Energy. Oil below $90 is a relief for the broader market and a headwind for the sector’s relative performance. Energy becomes interesting again only if crude stabilizes without reigniting inflation fear. A fast WTI move toward $95 would help energy stocks, but it would probably hurt the index multiple.
Defensives. Staples and parts of health care need a reset after lagging into the record close. Cheap-looking defensive stocks are not automatically safe if their pricing power, margins or management continuity are under question. In this tape, defensive quality matters more than defensive labels.
Geopolitical & Policy Risk Monitor
Oil remains the geopolitical transmission channel. The market entered the weekend less worried about a Strait of Hormuz shock than it was earlier in May, but gold’s bid says investors are not treating the risk as solved. For portfolio purposes, the oil line is practical: WTI under $90 lets equities focus on earnings and jobs; WTI above $92–$95 puts inflation back into every rate conversation.
Policy risk is also broader than the Fed. Trade, energy security, auto-content scrutiny and the politics of AI infrastructure can all affect sector leadership, but none is likely to dominate unless it moves prices. The market has been tolerant of noisy headlines when crude falls and yields ease. It will be less tolerant if the same headlines arrive with oil and rates moving higher together.
Gold is the quiet tell. If gold keeps rising while equities press records, investors are buying growth and insurance at the same time. That is not bearish by itself. It is a reminder that risk budgets should be sized for a tape where the index trend is up but macro confidence is incomplete.
Technical Levels to Watch
The S&P 500 starts the week with 7,500 recast as support rather than resistance. The first tactical support zone is 7,540–7,560, the breakout shelf identified after Friday’s close. A daily close below that area would not break the trend, but it would tell investors that the market is no longer accepting AI leadership without broader confirmation. Below that, 7,500 is the psychological line, followed by the 7,455–7,425 zone from last week’s setup.
| Asset | Support | Resistance | Signal |
|---|---|---|---|
| S&P 500 | 7,540–7,560; 7,500 | 7,600; 7,625 | Needs breadth to confirm new highs |
| Nasdaq Composite | 26,700; 26,500 | 27,000; 27,250 | AI software and infrastructure must hold gains |
| Russell 2000 | 2,900; 2,872 | 2,950; 3,000 | Best breadth proxy for the week |
| 10-Year Yield | 4.35% | 4.55%; 4.60% | Above 4.60% pressures growth multiples |
| WTI Crude | $85 | $92; $95 | Above $95 revives inflation premium |
For Nasdaq, the 27,000 line is both psychological and narrative-driven. A clean move above it with participation from software, semiconductors and infrastructure would argue that the AI trade is broadening.
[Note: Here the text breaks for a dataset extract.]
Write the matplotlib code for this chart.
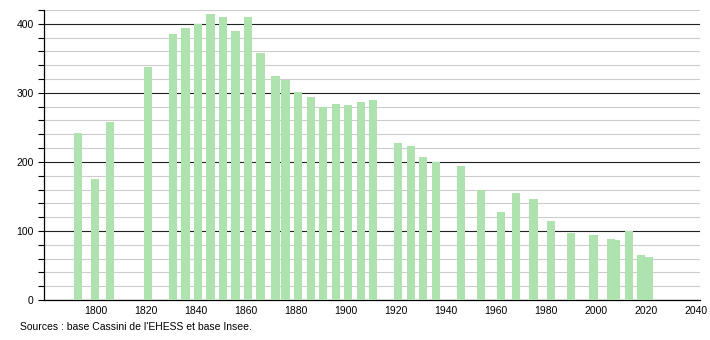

A failed move, especially with Russell weakness, would point to a leadership stall rather than a macro selloff.
The AlphaEdge Outlook
Our base case is constructive but choppy: the S&P 500 trades mostly between 7,500 and 7,625, with Monday and Thursday setting up Friday’s payrolls reaction. The bull case requires three confirmations: ISM data that show activity without a renewed price spike, labor data that cool enough to protect Fed patience without implying a demand break, and AI infrastructure winners that digest gains instead of reversing them.
The bear case is a rates-and-breadth problem. If wages are firm, services prices look sticky, WTI climbs back toward the mid-$90s and the Russell 2000 fails to regain Friday’s lost ground, the market probably retests 7,540–7,560 quickly. In that scenario, investors should not overreact to a normal pullback, but they should reduce exposure to crowded AI-adjacent names with weak guidance quality.
Portfolio posture should stay selective. Keep core exposure to companies with visible AI revenue, strong balance sheets and pricing power. Avoid chasing every laggard simply because the index is at a record. Maintain some oil and gold sensitivity as macro insurance, but do not let hedges crowd out the leadership groups that are actually producing earnings evidence.
Bottom line: June begins with bulls in control, but jobs week will decide whether the record rally becomes broader and more durable; hold quality AI infrastructure and selective cyclicals while the S&P 500 holds 7,540–7,560, but tighten risk if oil, yields and weak breadth rise together.